Fast forward to 2005. Many large scale and small scale organizations are using
internal e-mail systems. And they have buyer's remorse when they see the cool gadgets available with Application Service Providers (ASPs). Three years ago businesses were all about reporting and cool
features. Today they're about responsibility, simplifying systems for their customers and Total Cost of Ownership (TCO).
Because TCO is one of the biggest issues to consider today, here are
a few points to think about:
- Transactional Repository. Hosted e-mail services offer tremendous financial advantages in terms of archiving and storage capacity. You are typically
not charged for hosting hundreds of lines of data for each campaign and in many cases it is archived for you at little to no costs compared to your internal costs to manage and archive this.
- Image Hosting. Instead of requiring you to host images on your own servers, many outside systems will allow you to host images for your e-mails for small fees or free. Over time, this can
be a nice savings in both resource costs and server capacity.

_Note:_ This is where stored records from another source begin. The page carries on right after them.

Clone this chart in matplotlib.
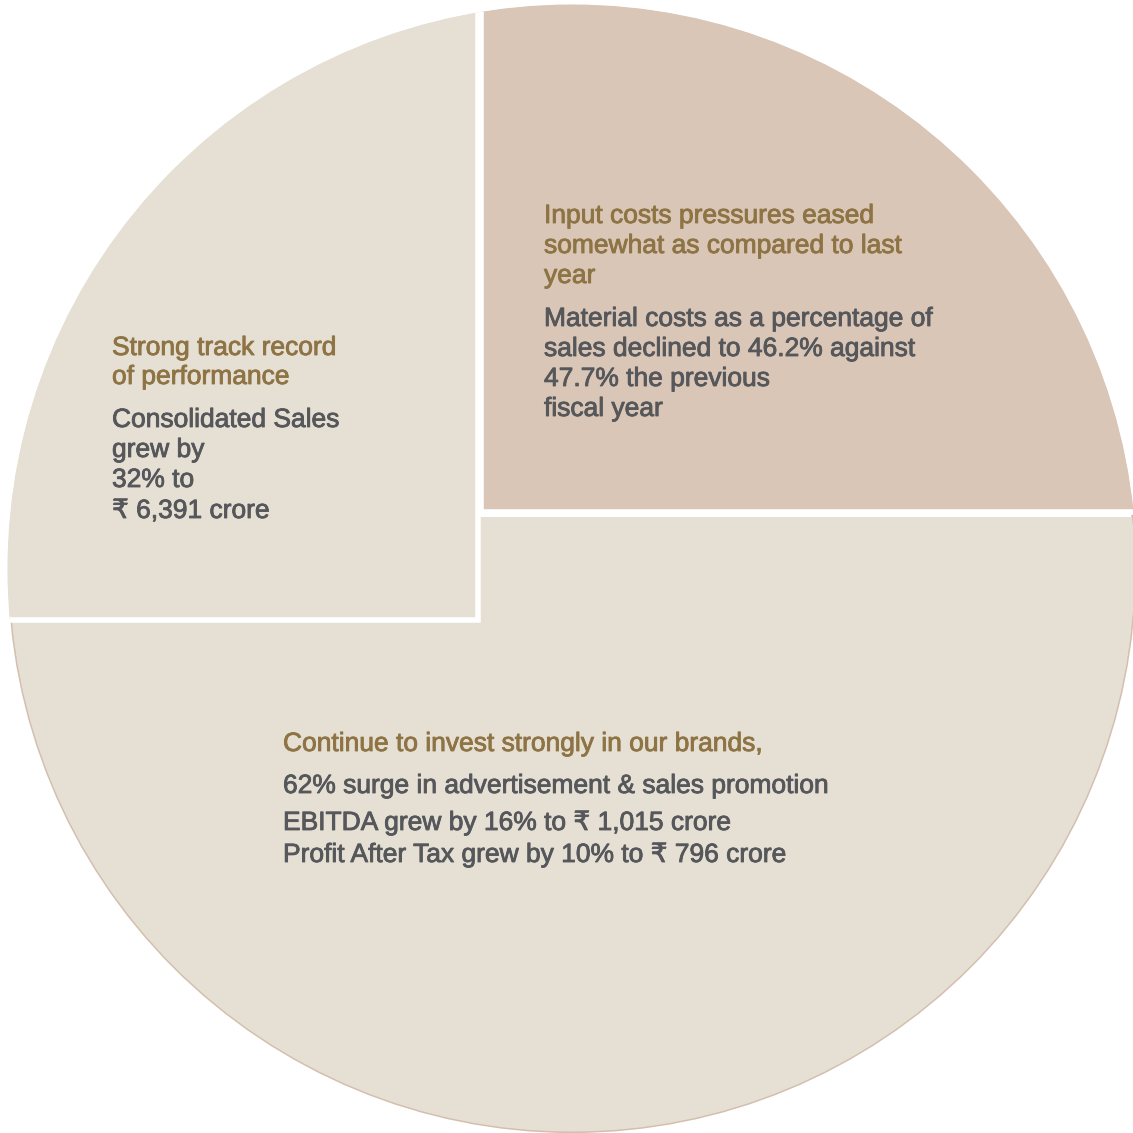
import matplotlib
matplotlib.use('Agg')
import matplotlib.pyplot as plt
import matplotlib.patheffects as pe
from matplotlib.patches import Circle

plt.rcParams['font.family'] = ['Liberation Sans', 'DejaVu Sans']

# three segments of the highlight circle
segments = ['Input costs', 'Track record', 'Brands']
shares = [25, 25, 50]
seg_colors = ['#D9C6B7', '#E6DFD4', '#E6DFD4']

# headings and body copy for each segment
headings = [
    ['Input costs pressures eased', 'somewhat as compared to last', 'year'],
    ['Strong track record', 'of performance'],
    ['Continue to invest strongly in our brands,'],
]
bodies = [
    ['Material costs as a percentage of', 'sales declined to 46.2% against',
     '47.7% the previous', 'fiscal year'],
    ['Consolidated Sales', 'grew by', '32% to', '\u20b9 6,391 crore'],
    ['62% surge in advertisement & sales promotion',
     'EBITDA grew by 16% to \u20b9 1,015 crore',
     'Profit After Tax grew by 10% to \u20b9 796 crore'],
]

head_color = '#8E7444'
body_color = '#55575A'

fig = plt.figure(figsize=(11.33, 11.33), dpi=100)
ax = fig.add_axes([0, 0, 1, 1])

# circle outline (image coords, y down)
cx, cy, r = 572, 569, 563

wedges, _ = ax.pie(shares, colors=seg_colors, startangle=0, counterclock=False,
                   radius=1, frame=True)
ax.set_xlim(0, 1133)
ax.set_ylim(1133, 0)
ax.set_aspect('equal')
ax.axis('off')

ax.add_patch(Circle((cx, cy), r, facecolor='none', edgecolor='#D4BFAE',
                    linewidth=1.5, zorder=1))

# move each wedge to its own apex inside the circle and clip to the circle
apex = [(481, 512), (478, 620), (481, 517)]
clip_r = [r + 1.5, r + 1.5, r - 0.5]
for w, (x0, y0), z, cr in zip(wedges, apex, [3, 4, 2], clip_r):
    w.set_center((x0, y0))
    w.set_radius(1400)
    w.set_clip_on(True)
    w.set_clip_path(Circle((cx, cy), cr, transform=ax.transData))
    w.set_zorder(z)
    w.set_edgecolor('white')
    w.set_linewidth(4)
wedges[2].set_linewidth(0)

fs = 19
# text blocks: (x, first heading line y, line step, gap before body, body line steps)
layout = [
    (544, 216, 30, 43, [30, 30, 30]),
    (112, 348, 29, 43, [30, 30, 31]),
    (283, 744, 30, 42, [37, 32]),
]


def heavy(color):
    return [pe.withStroke(linewidth=0.6, foreground=color)]


for (x, y, step, gap, bsteps), head, body in zip(layout, headings, bodies):
    for i, line in enumerate(head):
        ax.text(x, y + i * step, line, color=head_color, fontsize=fs,
                va='center', ha='left', zorder=10,
                path_effects=heavy(head_color))
    yb = y + (len(head) - 1) * step + gap
    for i, line in enumerate(body):
        ax.text(x, yb, line, color=body_color, fontsize=fs,
                va='center', ha='left', zorder=10,
                path_effects=heavy(body_color))
        if i < len(bsteps):
            yb += bsteps[i]

fig.savefig('out.png', dpi=100, facecolor='white')
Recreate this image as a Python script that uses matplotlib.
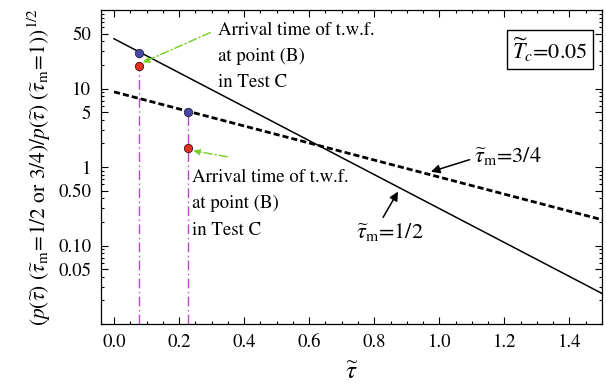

- List Management. If you do not have a database in-house or are using rudimentary database technologies, many of the
e-mail systems offer robust database management and storage services that allow detailed queries, segmentation, advanced reporting and customizable fields.
- Forms and Web Pages. Many
of the newer systems will offer form hosting, surveying, hosting, opt-out and preference pages that can be built on the fly. Developing and managing this internally adds significant cost and resource
time to host, create and integrate with your current e-mail systems.
- Mail Server Capacity. You should consider the network costs of sending an e-mail through your own servers. The
costs are often difficult to calculate precisely. But imagine the immeasurable time cost of sending an e-mail to 50,000 names at noon when your servers can only accommodate 7,000 names.
- Managing Opt Outs. The systems have become so advanced and automated that you can easily create single-click opt outs, custom opt out forms and double opt out methods that can be managed
automatically for you.
- Reporting and Analysis. Unless you're willing to spend twice the normal cost, you will most likely never have in-house reporting systems that are as thorough
as those of ASPs.
If you are contemplating licensing server-based software or questioning your current internal system, then spend a bit of your research budget on testing
third-party, hosted services. You'll want to understand what you'll be missing or gaining (for example, control versus flexibility). If you bring the system in-house, you will likely have tighter
integration and more control, but you will not benefit from the product advancements of a hosted solution and it will be harder to understand your TCO. I believe that if you have an internal system,
your capabilities will always be a few years behind the market. Most importantly, you want to keep things as seamless as possible to make the complex simple for you and your customers.